Affordable Housing for All: Is housing a human right or a privilege?
Our University of the Streets Café public conversations are much like any you’d have with friends or family around a dinner table, except with more people, more points of view, and slightly more structure. Conversations are hosted by a volunteer moderator who is there to welcome everyone and keep things on track. To get things started, there’s a guest, or sometimes two, who get the ball rolling by sharing their ideas, experiences and questions. After that, it's all up to the participants.
Housing, in our social context, is universally recognized as a right - a fundamental necessity for us to experience individual security and growth. Yet, many among us live in conditions that consistently fail to live us to the broad range of public policies that seek to promote the provision of homes for all. Lofty expressed commitments notwithstanding, should we consider safe and affordable housing a privilege that s afforded only to a select few? This public conversation considers how where and how we get to have a home. Faced with undeniable precarity in accessible housing, how can we effectively mobilize to demand action? What are strong and autonomous community-led alternatives that can inspire and be extrapolated into our neighborhoods? How can we bring a commitment to social justice to the realm of urban planning?
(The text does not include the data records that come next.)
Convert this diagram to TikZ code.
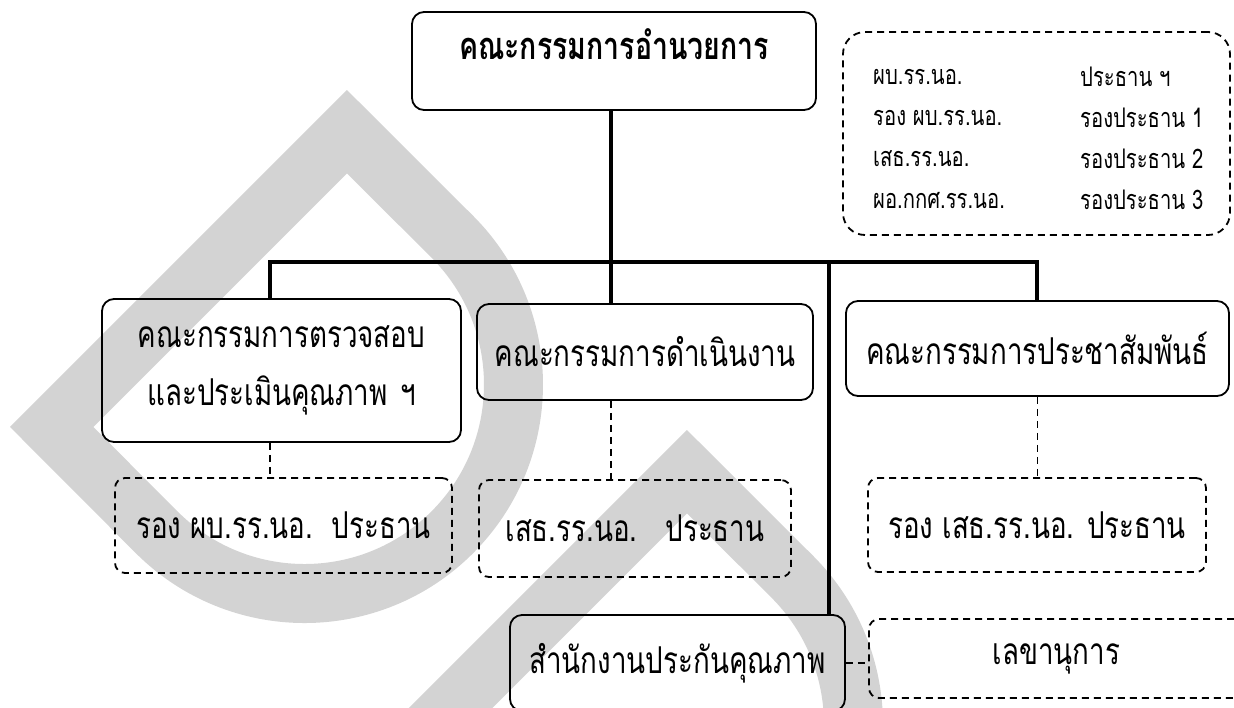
\documentclass[tikz,border=0pt]{standalone}
\usepackage{fontspec}
\usepackage{tikz}
\newfontfamily\thaifont[Script=Thai,FakeStretch=0.75]{Loma}
\definecolor{wmgray}{RGB}{211,211,211}

\begin{document}
\begin{tikzpicture}[x=1pt,y=-1pt,
	font=\thaifont\fontsize{37}{58}\selectfont,
	box/.style={draw,rounded corners=12pt,line width=1.8pt,align=center,inner sep=0pt},
	dbox/.style={draw,rounded corners=10pt,line width=1.8pt,dash pattern=on 7pt off 5pt,align=center,inner sep=0pt},
	bus/.style={line width=3.2pt},
	link/.style={line width=1.8pt,dash pattern=on 7pt off 5pt}]
		\useasboundingbox (0,0) rectangle (1234,707);
		% watermark
		\foreach \s in {0,340}
			\draw[wmgray,line width=59pt,line join=miter,shift={(\s,\s)}] (347,131.7) -- (51.7,427) -- (156.7,532.3) arc[start angle=135,end angle=-45,radius=209] -- cycle;
		\node at (614,61) [box,minimum width=404pt,minimum height=98pt,text depth=34pt,font=\thaifont\bfseries\fontsize{38}{40}\selectfont] (A) {คณะกรรมการอำนวยการ};
		\node at (1036.5,133.5) [dbox,rounded corners=22pt,minimum width=387pt,minimum height=203pt] (L) {};
		\foreach \y/\a/\b [count=\i] in {77/ผบ.รร.นอ./ประธาน ฯ,118/รอง ผบ.รร.นอ./รองประธาน 1,159/เสธ.รร.นอ./รองประธาน 2,200/ผอ.กกศ.รร.นอ./รองประธาน 3}{
			\node at (873,\y) [anchor=west,inner sep=0pt,font=\thaifont\fontsize{27}{30}\selectfont] (l\i) {\a};
			\node at (1080,\y) [anchor=west,inner sep=0pt,font=\thaifont\fontsize{27}{30}\selectfont] (r\i) {\b};
		}
		\node at (281.5,370.5) [box,minimum width=359pt,minimum height=143pt,text width=340pt] (B) {คณะกรรมการตรวจสอบ\par และประเมินคุณภาพ ฯ};
		\node at (645,352) [box,minimum width=336pt,minimum height=96pt] (C) {คณะกรรมการดำเนินงาน};
		\node at (1037.5,348.5) [box,minimum width=383pt,minimum height=95pt] (D) {คณะกรรมการประชาสัมพันธ์};
		\node at (283.5,525.5) [dbox,minimum width=337pt,minimum height=95pt] (Ab) {รอง ผบ.รร.นอ.\ \ ประธาน};
		\node at (635,528.5) [dbox,minimum width=312pt,minimum height=97pt] (Cb) {เสธ.รร.นอ.\ \ \ ประธาน};
		\node at (1037,525) [dbox,minimum width=338pt,minimum height=94pt] (Db) {รอง เสธ.รร.นอ. ประธาน};
		\node at (677.5,663) [box,minimum width=335pt,minimum height=96pt] (E) {สำนักงานประกันคุณภาพ};
		\node at (1056.5,658.5) [dbox,minimum width=375pt,minimum height=79pt] (F) {เลขานุการ};
		\coordinate (bl) at (270,262);
		\coordinate (bm) at (611,262);
		\coordinate (bq) at (829,262);
		\coordinate (br) at (1037,262);
		\draw[bus] (A.south -| bm) -- (bm);
		\draw[bus] (bl |- B.north) -- (bl) -- (br) -- (br |- D.north);
		\draw[bus] (bm) -- (bm |- C.north);
		\draw[bus] (bq) -- (bq |- E.north);
		\draw[link] (bl |- B.south) -- (bl |- Ab.north);
		\draw[link] (bm |- C.south) -- (bm |- Cb.north);
		\draw[link] (D.south) -- (D.south |- Db.north);
		\draw[link] (E.east) -- (E.east -| F.west);
\end{tikzpicture}
\end{document}
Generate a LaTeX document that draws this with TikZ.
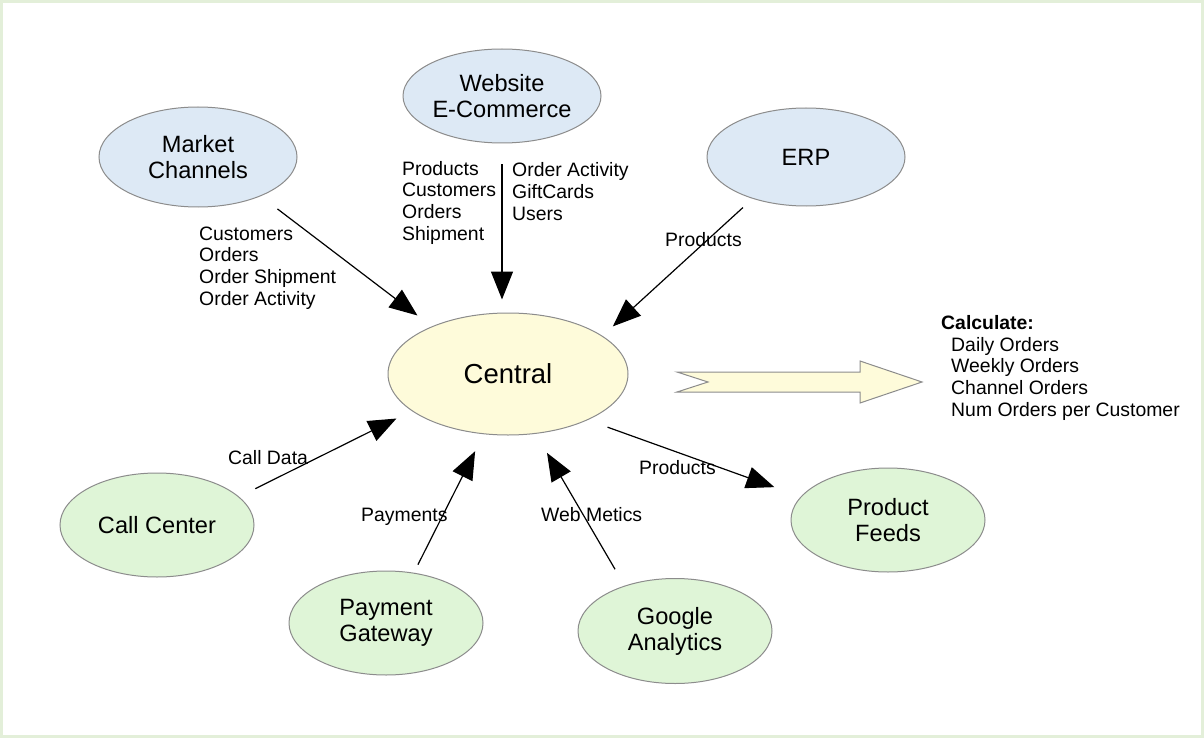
\documentclass[tikz,border=0pt]{standalone}
\usepackage{fontspec}
\setmainfont{Liberation Sans}
\usetikzlibrary{shapes.geometric,arrows.meta}
\definecolor{blueFill}{HTML}{DDE9F5}
\definecolor{greenFill}{HTML}{DFF5D7}
\definecolor{yellowFill}{HTML}{FEFBDA}
\definecolor{edgeGray}{HTML}{8C8C8C}
\definecolor{frameGreen}{HTML}{E3EFD9}
\begin{document}
\begin{tikzpicture}[x=1pt,y=-1pt,
  sys/.style={ellipse, draw=edgeGray, line width=1pt, inner sep=0pt, align=center,
              font=\fontsize{23.6}{26}\selectfont},
  bluesys/.style={sys, fill=blueFill, minimum width=198pt, minimum height=96pt},
  greensys/.style={sys, fill=greenFill, minimum width=194pt, minimum height=104pt},
  flow/.style={draw=black, line width=1.2pt, -{Triangle[length=28pt,width=22pt]}},
  lbl/.style={inner sep=0pt, anchor=base west, align=left,
              font=\fontsize{19.4}{21.6}\selectfont}]
\useasboundingbox (0,0) rectangle (1204,738);
\fill[white] (0,0) rectangle (1204,738);
\draw[frameGreen, line width=3pt] (1.5,1.5) rectangle (1202.5,736.5);

% nodes
\node[bluesys, minimum height=100pt] (mc) at (198,157) {Market\\Channels};
\node[bluesys, minimum height=94pt] (web) at (502,96) {Website\\E-Commerce};
\node[bluesys, minimum height=98pt] (erp) at (806,157) {ERP};
\node[sys, fill=yellowFill, minimum width=240pt, minimum height=122pt,
      font=\fontsize{27.5}{30}\selectfont] (central) at (508,374) {Central};
\node[greensys] (cc) at (157,525) {Call Center};
\node[greensys] (pay) at (386,623) {Payment\\Gateway};
\node[greensys, minimum height=105pt] (ga) at (675,631) {Google\\Analytics};
\node[greensys] (pf) at (888,520) {Product\\Feeds};

% connectors
\draw[flow, shorten <=21pt, shorten >=18pt] (mc.-32) -- (central.148);
\draw[flow, shorten <=21pt, shorten >=13pt] (web.south) -- (web.south |- central.north);
\draw[flow, shorten <=13pt, shorten >=14pt] (erp.218) -- (central.22.5);
\draw[flow, shorten <=18pt, shorten >=17pt] (cc.19) -- (central.201.8);
\draw[flow, shorten <=9pt, shorten >=19pt] (pay.61) -- (central.248.3);
\draw[flow, shorten <=19pt, shorten >=22pt] (ga.138) -- (central.-65.2);
\draw[flow, shorten <=21pt, shorten >=28pt] (central.-30.7) -- (pf.165.4);

% labels (base = baseline of last line)
\node[lbl] (l1) at (199,305) {Customers\\Orders\\Order Shipment\\Order Activity};
\node[lbl] (l2) at (402,240) {Products\\Customers\\Orders\\Shipment};
\node[lbl] (l3) at (512,220) {Order Activity\\GiftCards\\Users};
\node[lbl] (l4) at (665,246) {Products};
\node[lbl] (l5) at (228,464) {Call Data};
\node[lbl] (l6) at (361,521) {Payments};
\node[lbl] (l7) at (541,521) {Web Metics};
\node[lbl] (l8) at (639,474) {Products};

% big arrow
\draw[edgeGray, fill=yellowFill, line width=1pt]
  (677,372) -- (860,372) -- (860,361) -- (922,382) -- (860,403) -- (860,392)
  -- (677,392) -- (708,382) -- cycle;

\node[lbl] (calc) at (941,416) {\textbf{Calculate:}\\
  \hspace*{10pt}Daily Orders\\
  \hspace*{10pt}Weekly Orders\\
  \hspace*{10pt}Channel Orders\\
  \hspace*{10pt}Num Orders per Customer};
\end{tikzpicture}
\end{document}
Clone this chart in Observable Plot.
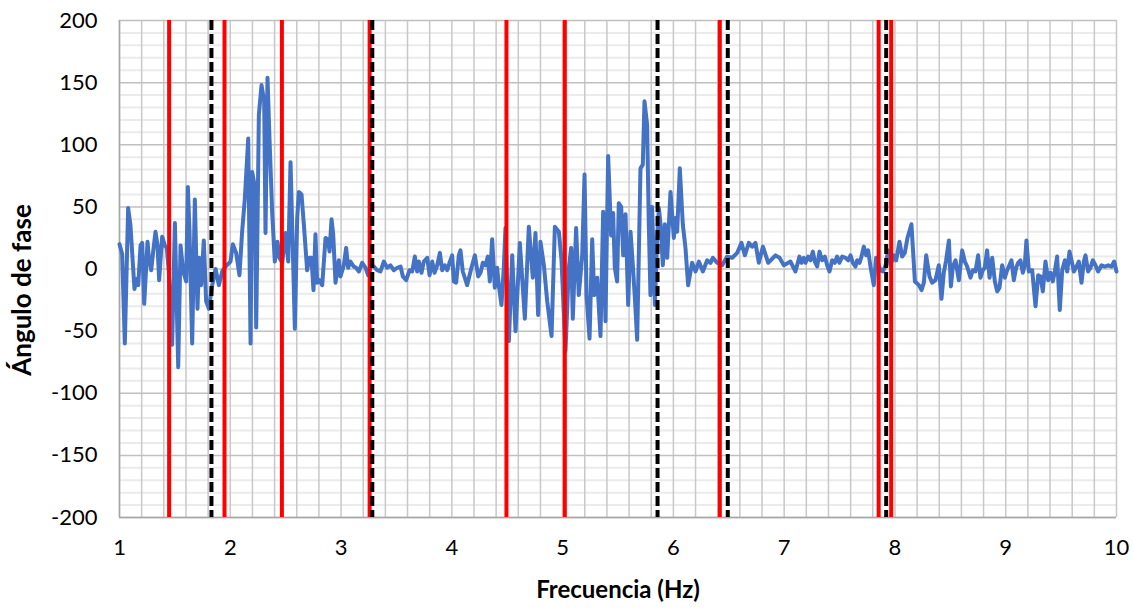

Faiz Abhuani has been a community organizer for over 15 years. He has worked on a number of issues around expanding access to healthcare, immigrant rights and popular education. He has contributed to the efforts of a variety of organizations including Project Genesis, Le Frigo Vert, No One Is Illegal, CKUT Community Radio, the Quebec Public Interest Research Group, Moisson Montréal and the McGill University Student’ Union. His objective remains to promote a long term vision for social change and to raise awareness on the importance of building infrastructure for success.
Since 2010, André Trépanier has been responsible for tenant rights advocacy and fighting against poor housing conditions as part of his work with the Comité d'action de Parc-Extension - CAPE. The CAPE is the neighborhood's housing coalition. Parc-Extension is one of the poorest neighborhoods in Canada and is home to newcomers to Canada who come from all over the world. Housing issues are frequently found in Parc-Extension and it is the role of the CAPE to act as a front line actor in promoting safe housing conditions and social housing.
Cheryl Gladu is currently an Interdisciplinary PhD Candidate at Concordia University (Management and Design), and her interests include collaborative design, dialogue, and the creation of communities that encourage long-term sustainable living. Prior to her studies she worked for several years in the trenches of the environmental movement and co-created and managed a small, award-winning green real estate development company.
Tejaswinee Jhunjhunwala is actively involved in Montreal based community projects and organizations. Her studies and work experiences have covered an umbrella of social justice, environmental and economic issues. Having been in India for more than half her life, where for many housing is definitely a privilege, she brings an interesting perspective to this conversation. She also hopes to be part of a cohousing project in the medium-long term.